David Carradine died Wednesday in Bangkok at the age of 72. I had the pleasure of interviewing him in 2004, while he was promoting Kill Bill Vol. 2. This interview was originally published on GreenCine in April 2004.

The son of John Carradine and elder half-brother to Keith and Robert, David’s career began in the early 1960s, mostly playing heavies and punks, though he also took on the role of Shane in the short-lived TV series spin-off of the film. His career took off when, in 1972, he starred in Martin Scorsese’s Hollywood debut, Boxcar Bertha, and created the role of half-caste Chinese-American Kwai Chang Caine, a Shaolin monk wandering the 19th century American West in search of his American relatives, in the hit TV series Kung Fu. His subsequent career bounced between prestigious projects with Hal Ashby (Bound For Glory), Ingmar Bergman (The Serpent’s Egg), and Walter Hill (The Long Riders), TV-roles, and dozens of B-movies, and he can count such cult classics as Death Race 2000, Sonny Boy (where he plays a woman!) and Q (directed by old Army buddy Larry Cohen) to his credit. In between he’s helmed his own personal projects, among them the films You and Me and Americana. Carradine got his star on the Hollywood Boulevard’s Walk of Fame in 1997.
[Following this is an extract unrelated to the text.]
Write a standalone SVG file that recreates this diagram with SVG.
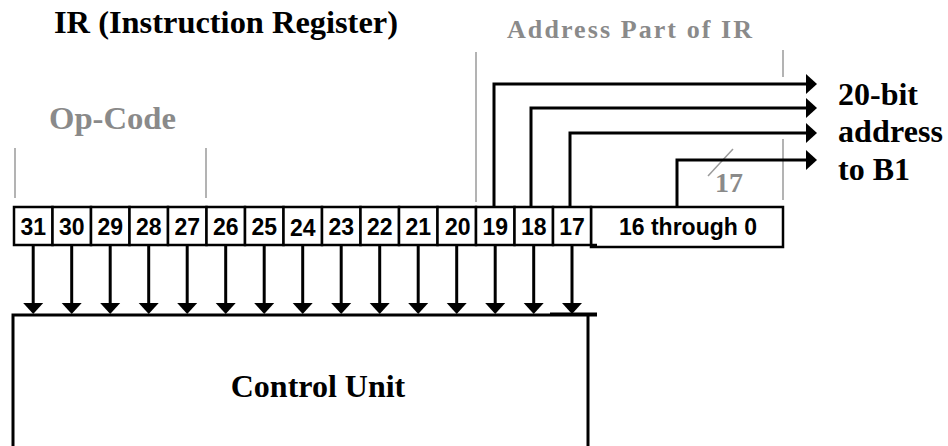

When Warren Beatty bowed out of Quentin Tarantino’s long-gestating revenge epic Kill Bill, Tarantino brought in the then 66-year-old Carradine and completely rewrote the role for his new star and the man who was Woody Guthrie, Death Race 2000’s Frankenstein, and wandering Shaolin priest Kwai Chang Caine received a career revival men half his age would kill Bill for.
No April Fool’s joke, Carradine came to Seattle on April 1, 2004, his second stop in a two month publicity junket for Kill Bill, Vol. 2. His weatherbeaten face showed his age, and his long salt-and-pepper gray hair, hanging loose down about his shoulders, and his serene smile and easy-going willingness to talk about any subject showed a man comfortable with his year. Dressed casually in a brown leather jacket and a loose-fitting white shirt, open to his chest to reveal a small silver dagger hanging from a chain, and running shoes with no socks, he calmly chain-smoked one cigarette after another while he weighed questions and offered insights with a nonchalant confidence and modesty.